Gérard Maugin


Gérard A. Maugin was a French engineering scientist. Maugin acquired his engineering degree in mechanical engineering in 1966 at the Ecole Nationale Supérieure d'Arts et Métiers and he continued his studies at the school of aeronautics Sup Aéro in Paris until 1968. In 1966 he worked for the French Ministry of Defence on ballistic missiles. In 1968 he received his degree in hydrodynamics in Paris. In 1969, he earned his master's degree from Princeton University, where he graduated in 1971. He was a NASA International Fellow between 1968 and 1970. In 1971/72 he was an officer in the French Air Force. In 1975 he received his doctorate in mathematics at the University of Paris VI, where he also taught and directed a team at the Laboratoire de Mécanique Théorique conducting research since 1985 on Continuum mechanics and Theoretical Mechanics. After its name change to the Laboratoire de Modélisation en Mécanique, he headed this from 1998. From 1979 he was Director of Research at CNRS.

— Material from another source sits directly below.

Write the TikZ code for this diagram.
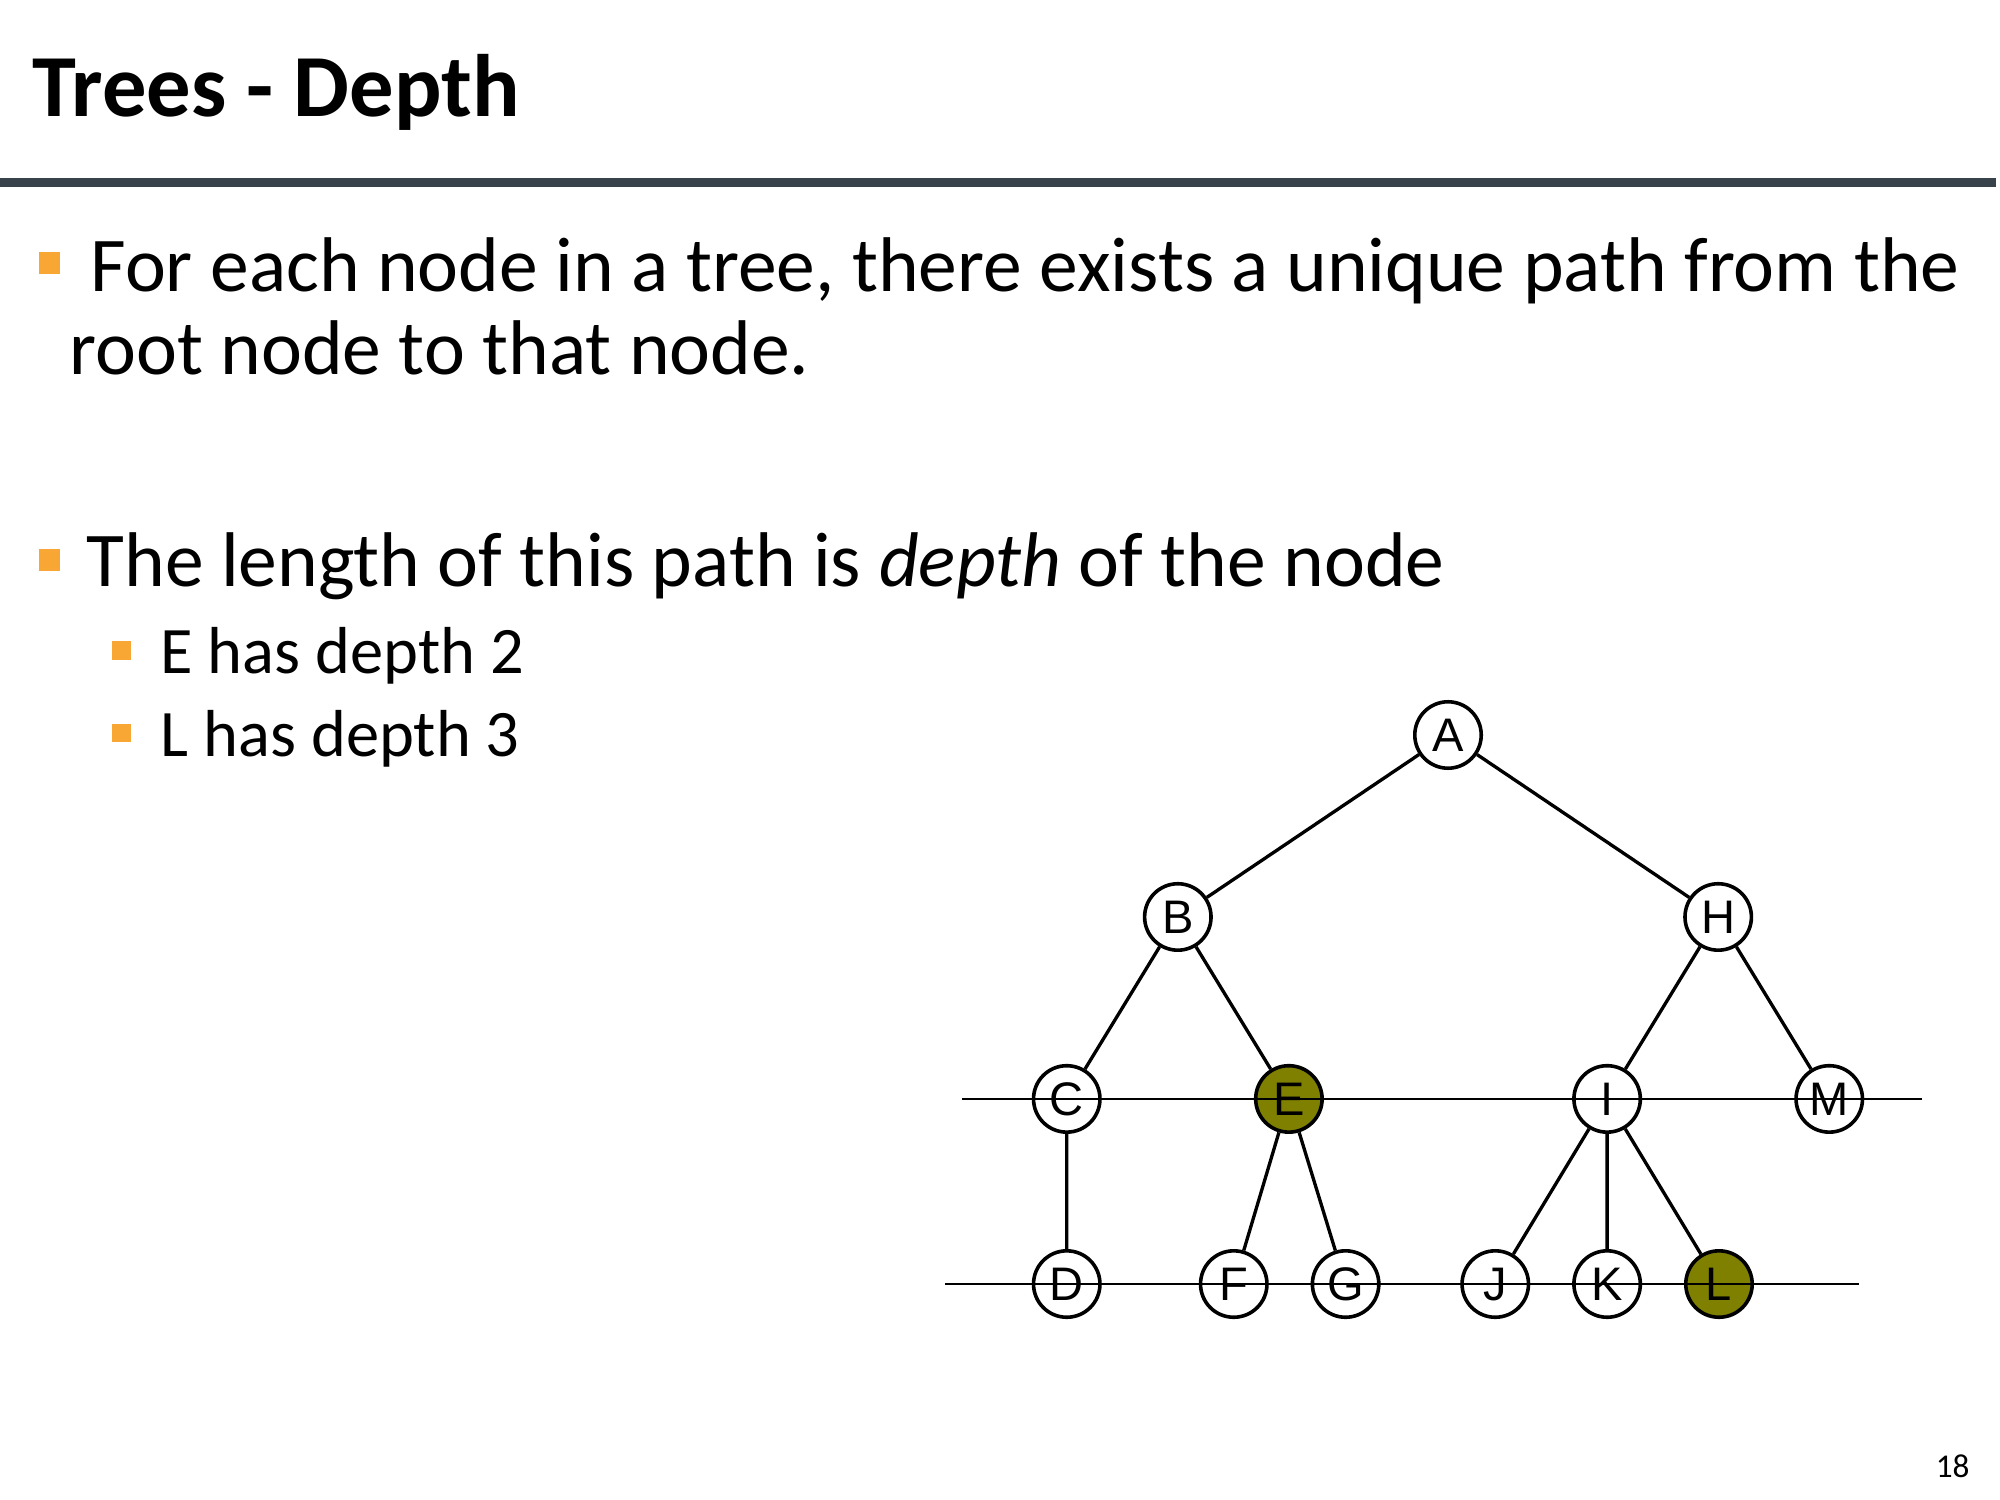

He was a visiting professor and visiting scientist at Princeton, Belgrade, Warsaw, Istanbul, at the Royal Institute of Technology in Stockholm, at the TU Berlin, Rome, Tel Aviv, the Lomonosov University, Kyoto, Darmstadt and Berkeley.
His work deals with continuum mechanics, including relativistic continuum mechanics, micro magnetism, electrodynamics of continua, thermo mechanics, surface waves and nonlinear waves in continua, lattice dynamics, material equations and biomechanical applications.
In 2001 he received the Max Planck Research Award, was the 1991/92 Fellow of the Berlin Institute for Advanced Study, and in 2001 received an honorary doctorate from the Technical University of Darmstadt. In 1982 he received the Prix Paul Doistau–Émile Blutet of the French Academy of Sciences and in 1977 the Medal of the CNRS in physics and engineering.
He was a member of the Polish Academy of Sciences, of the Estonian Academy of Sciences and was awarded an honorary professorship by the Moscow State University. In 2003, he received the A. Cemal Eringen Medal.